FICPI notes that several studies conducted on behalf of the EPO, either alone or in conjunction with other major IP offices, have given at least a guarded welcome to the notion of a limited grace period covering the inventor's own disclosures (as opposed to a blanket exemption to also cover third-party disclosures in the preceding 12 months).

Providing relief to inventors who have made an honest mistake is a natural and important part of any patent system that seeks to encourage innovation from all sources. Indeed, continuing to maintain the requirement of absolute novelty risks reinforcing public cynicism about the law, because users may see it as promoting only the convenience and opportunism of large corporations who can effectively mitigate their own risk of losing rights by inadvertent disclosure, while benefiting from the mistaken disclosures by smaller entities. Whether or not this is true is not the point; rather, it is the perception of this asymmetric situation that matters. 

In response to the fundamental fairness of a grace period and the unequal effects of the status quo, the classic argument about legal certainty is insufficient. It is an abstraction that fails to account for the very substantial uncertainty that already exists, independently of whether a grace period is provided, in any patent search.
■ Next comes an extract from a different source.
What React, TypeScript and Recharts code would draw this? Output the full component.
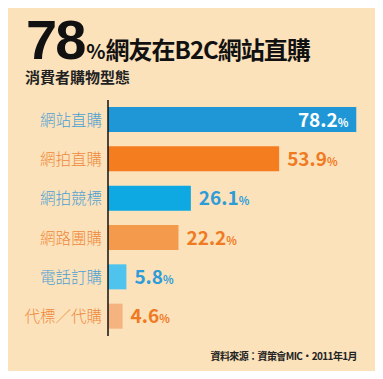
import { BarChart, Bar, XAxis, YAxis, Cell, LabelList } from 'recharts';

const categories = ['網站直購', '網拍直購', '網拍競標', '網路團購', '電話訂購', '代標／代購'];
const values = [78.2, 53.9, 26.1, 22.2, 5.8, 4.6];
const barColors = ['#1F97D7', '#F47D1F', '#0EA9E2', '#F39A4C', '#4EC3EE', '#F5B47F'];
const labelColors = ['#4BA0D3', '#F0893A', '#4BA0D3', '#F0893A', '#4BA0D3', '#F0893A'];
const valueColors = ['#FFFFFF', '#F07A22', '#2E9CD8', '#F07A22', '#2E9CD8', '#F07A22'];

const data = categories.map((name, i) => ({ name, value: values[i] }));

const CJK = '"Noto Sans CJK TC", "Noto Sans", sans-serif';

const CategoryTick = ({ x, y, payload, index }: any) => (
  <text
    x={x + 2}
    y={y}
    dy={6}
    textAnchor="end"
    fontSize={15.5}
    fontFamily={CJK}
    fontWeight={300}
    fill={labelColors[index]}
  >
    {payload.value}
  </text>
);

const ValueLabel = ({ x, y, width, height, value, index }: any) => {
  const inside = index === 0;
  const tx = inside ? x + width - 8 : x + width + 8;
  return (
    <text
      x={tx}
      y={y + height / 2}
      dy={7}
      textAnchor={inside ? 'end' : 'start'}
      fontFamily={CJK}
      fontWeight={700}
      fill={valueColors[index]}
    >
      <tspan fontSize={19}>{value}</tspan>
      <tspan fontSize={11}>%</tspan>
    </text>
  );
};

export default function App() {
  return (
    <div
      style={{
        position: 'relative',
        width: 383,
        height: 379,
        margin: -8,
        background: '#FBE2BB',
        overflow: 'hidden',
        fontFamily: CJK,
      }}
    >
      <div style={{ position: 'absolute', right: 0, top: 0, width: 3, height: 379, background: '#FDEEDA' }} />
      <div style={{ position: 'absolute', left: 26, top: 17, whiteSpace: 'nowrap', color: '#111', lineHeight: '46px', height: 46 }}>
        <span
          style={{
            display: 'inline-block',
            height: 46,
            lineHeight: '46px',
            fontSize: 56,
            fontWeight: 700,
            fontFamily: '"Liberation Sans Narrow", "Liberation Sans", sans-serif',
            letterSpacing: -2,
          }}
        >
          78
        </span>
        <span style={{ fontSize: 20, fontWeight: 700, marginLeft: 2 }}>%</span>
        <span style={{ fontSize: 24, fontWeight: 700, letterSpacing: -1 }}>網友在B2C網站直購</span>
      </div>
      <div
        style={{
          position: 'absolute',
          left: 25,
          top: 68,
          fontSize: 15,
          fontWeight: 700,
          color: '#222',
          whiteSpace: 'nowrap',
          lineHeight: '18px',
        }}
      >
        消費者購物型態
      </div>
      <div style={{ position: 'absolute', left: 0, top: 100 }}>
        <BarChart
          width={383}
          height={236}
          data={data}
          layout="vertical"
          margin={{ top: 0, right: 21, bottom: 0, left: 0 }}
          barCategoryGap={14}
        >
          <XAxis type="number" domain={[0, 80]} hide />
          <YAxis
            type="category"
            dataKey="name"
            width={108}
            axisLine={{ stroke: '#111', strokeWidth: 1.5 }}
            tickLine={false}
            tick={<CategoryTick />}
            interval={0}
          />
          <Bar dataKey="value" barSize={25} isAnimationActive={false}>
            {data.map((d, i) => (
              <Cell key={d.name} fill={barColors[i]} />
            ))}
            <LabelList dataKey="value" content={<ValueLabel />} />
          </Bar>
        </BarChart>
      </div>
      <div
        style={{
          position: 'absolute',
          right: 26,
          top: 348,
          fontSize: 10,
          fontWeight: 700,
          letterSpacing: -0.6,
          color: '#222',
          whiteSpace: 'nowrap',
        }}
      >
        資料來源：資策會MIC‧2011年1月
      </div>
    </div>
  );
}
No empirical evidence has demonstrated that a grace period creates any significant incremental uncertainty. And the abstract concern stands in stark contrast to the clear and existential harm to innocent inventors, who can lose all their rights.

Under this model, third parties would be entitled to retain any intervening rights, which should encourage inventors to continue to file early, and emphasising the "safety net" character of the grace period (i.e. so that it does not encourage delay in filing).

On the question of whether the inventor would be required to make a declaration covering any pre-filing disclosures, the FICPI authors urge against this, noting that such a requirement: 

"would put the inventor at risk of an insufficient statement. The declaration would become the focus of inquiry: did the inventor think of everything that might destroy novelty? If an argument can be made that he has missed something, then the risk remains that he will be stripped of his invention. In this regard, the declaration would provide very little benefit while setting a trap for the unwary inventor."

They conclude with a call for action as follows:

Consequently, FICPI urges the relevant authorities to come to an agreement, at the earliest possible time, on the institution of a global grace period of the “safety net” type, measured from the filing date or the priority date for a period of twelve months, without any requirement for an inventor declaration.


The IPKat, who senses that the time is ripe for change in this area, particularly in Europe, will be watching this topic with great interest.